The condition is also commonly known as "broken heart syndrome" because it can be caused by an emotionally stressful event, such as the death of a loved one or a divorce, breakup or physical separation from a loved one.
Cardiac catheterization is a common medical procedure used today and involves inserting a catheter (a long, thin tube) into a patient's blood vessel and threading it to the heart. Doctors can use the technique to perform a number of diagnostic tests on the heart, including measuring oxygen levels in different parts of the organ and checking the blood flow in the coronary arteries.
German physician Dr. Werner Forssmann invented the procedure in 1929 — when he performed it on himself.
He convinced a nurse to assist him, but she insisted that he conduct the procedure on her instead. He pretended to agree, and told her to lie on an operating table, where he secured her legs and hands. Then, without her knowledge, he anaesthetized his own left arm. He then pretended to prepare the nurse's arm for the procedure, until the drug took affect and he was able to insert the catheter into his arm.
Insertion complete (and nurse dismayed), the pair then walked to the X-ray room on the floor below, where Forssmann used a fluoroscope to help guide the catheter 60 centimeters (24 inches) into his heart.
The oxygen-rich blood that flows through your arteries and capillaries is bright red. After giving up its oxygen to your bodily tissues, your blood becomes dark red as it races back to your heart through your veins.
Although veins may sometimes look blue through your skin, it's not because your blood is blue. The deceptive color of your veins results from the way different wavelengths of light penetrate your skin, are absorbed and reflect back to your eyes — that is, only high-energy (blue) light can make it all the way to your veins and back.
But that's not to say blood is never blue. The blood of most mollusks and some arthropods lacks the hemoglobin that gives human blood its redness, and instead contains the protein hemocyanin. This makes these animals' blood turn dark blue when oxygenated.
Here on Earth, a person's blood tends to pool in the legs because of gravity (the leg veins have valves that help to maintain blood flow from the legs back up to the heart).
Things are different in space.
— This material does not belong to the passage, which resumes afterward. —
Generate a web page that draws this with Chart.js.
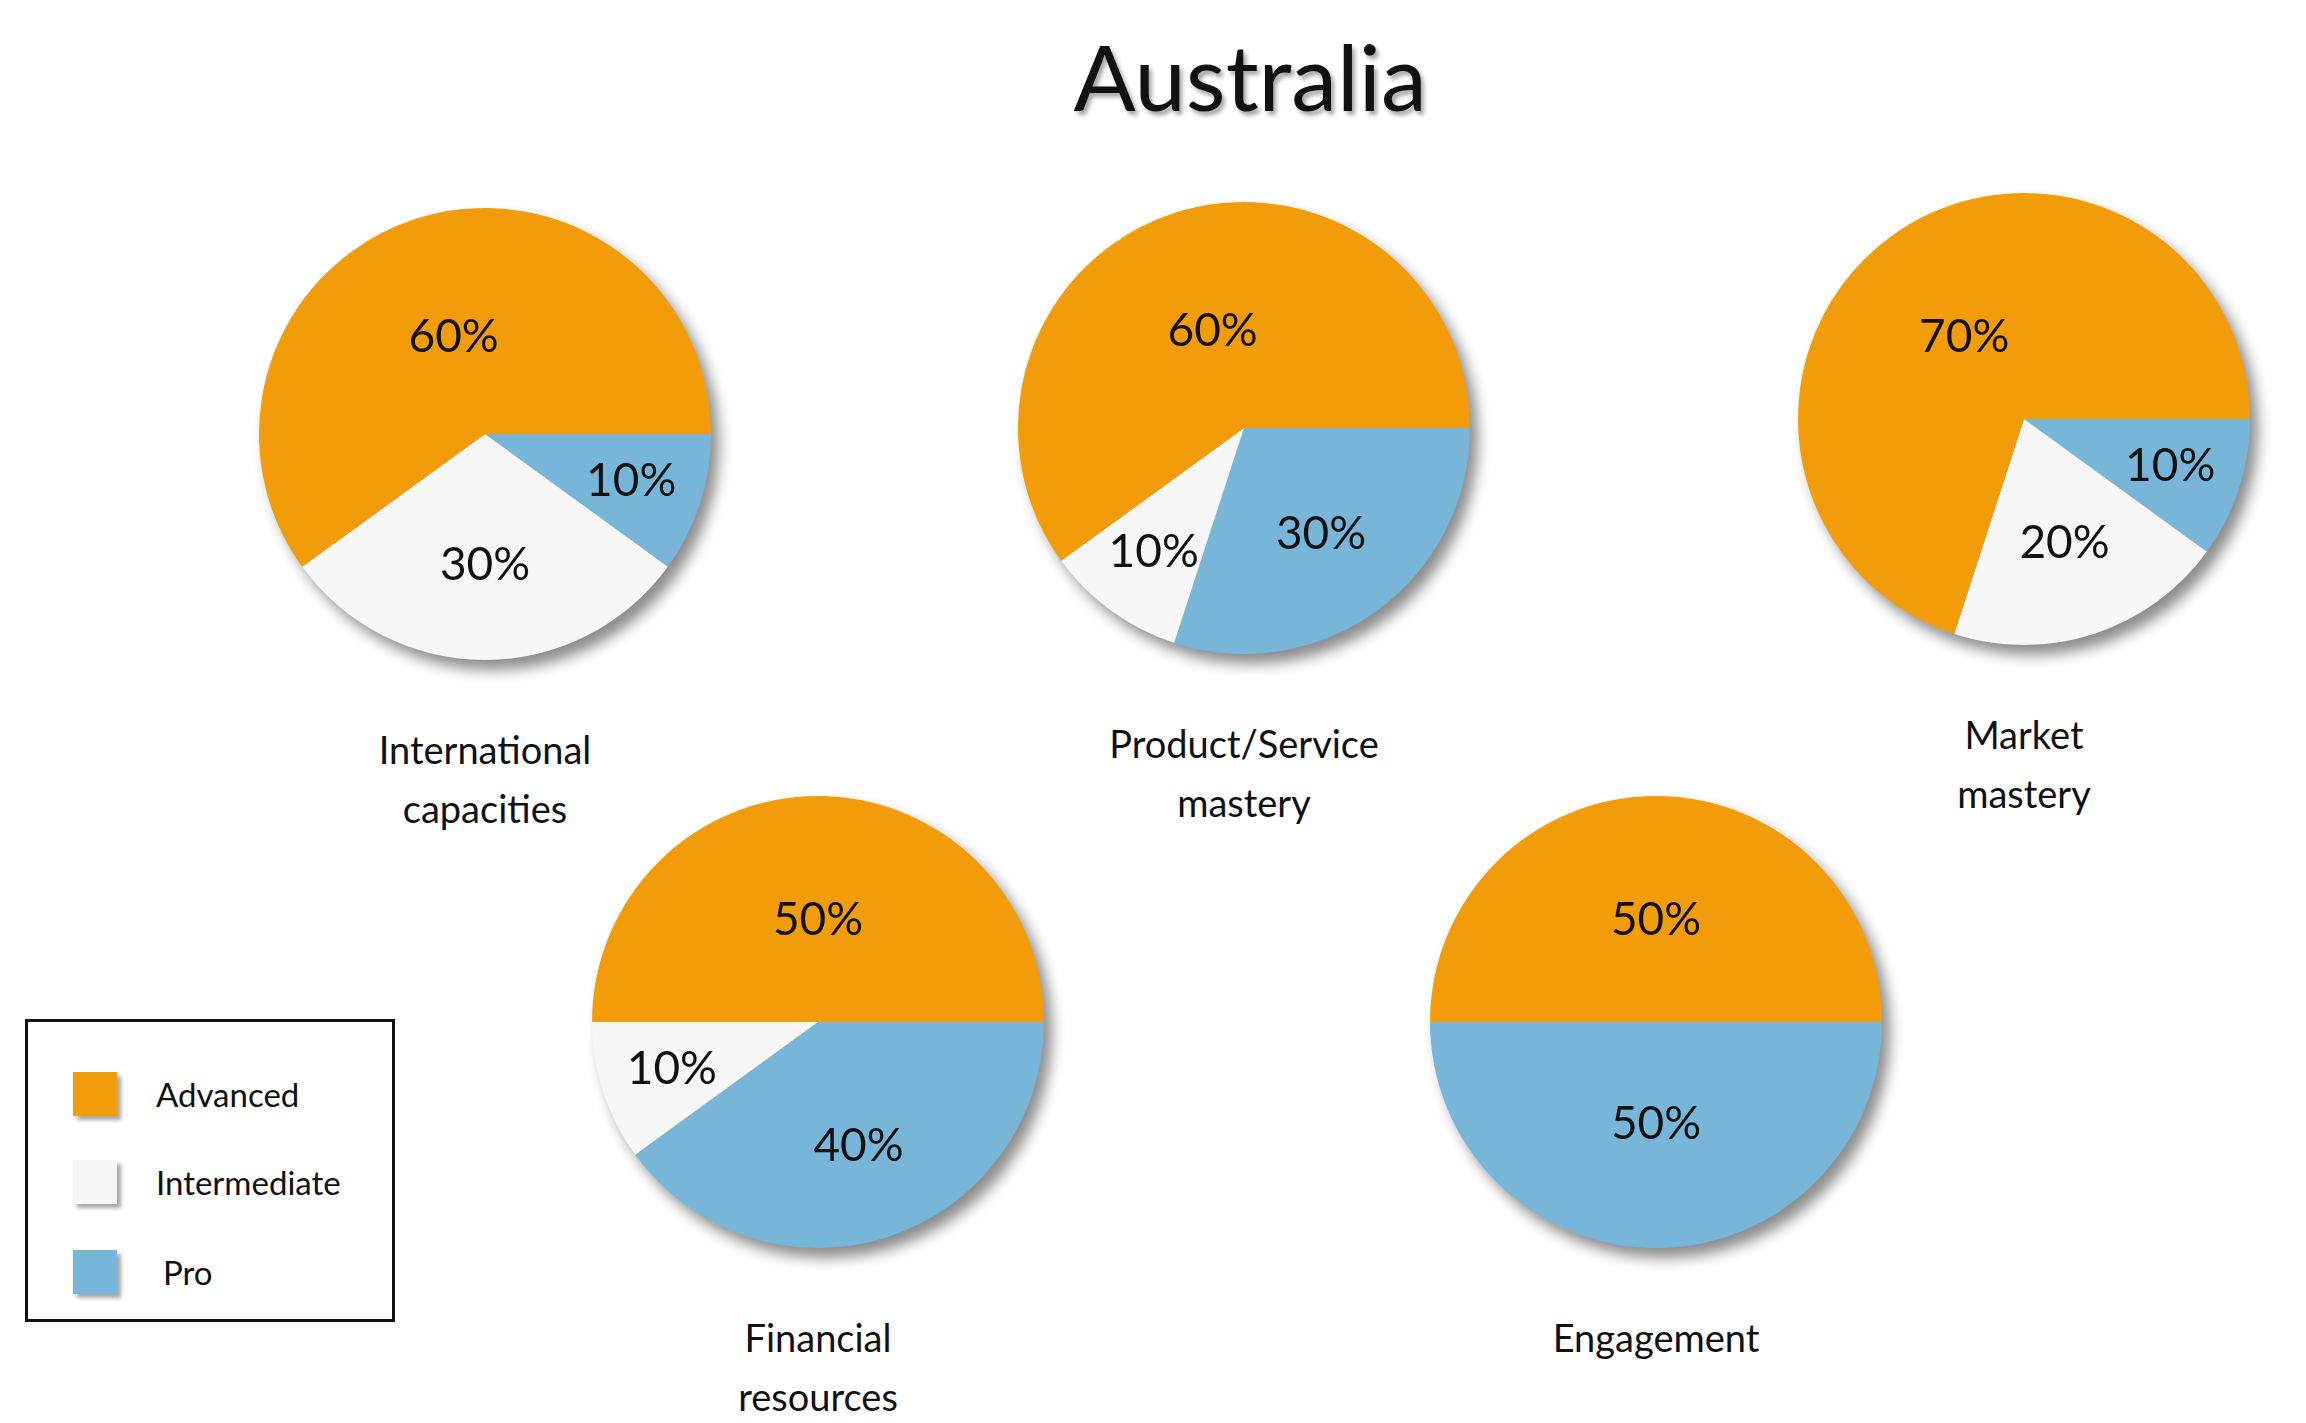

Blood instead pools in the chest and head (a phenomenon called fluid shift), causing astronauts to have stuffy noses, headaches and puffy faces. This fluid shift also causes the heart to enlarge so it can handle the increased blood flow in the area surrounding the organ.
Even though the body has the same amount of fluid as before, the brain and other body systems interpret the fluid shift as a sudden increase in overall fluid. In response, the body uses several different processes to get rid of excess fluid, resulting in an overall reduction in circulating blood volume.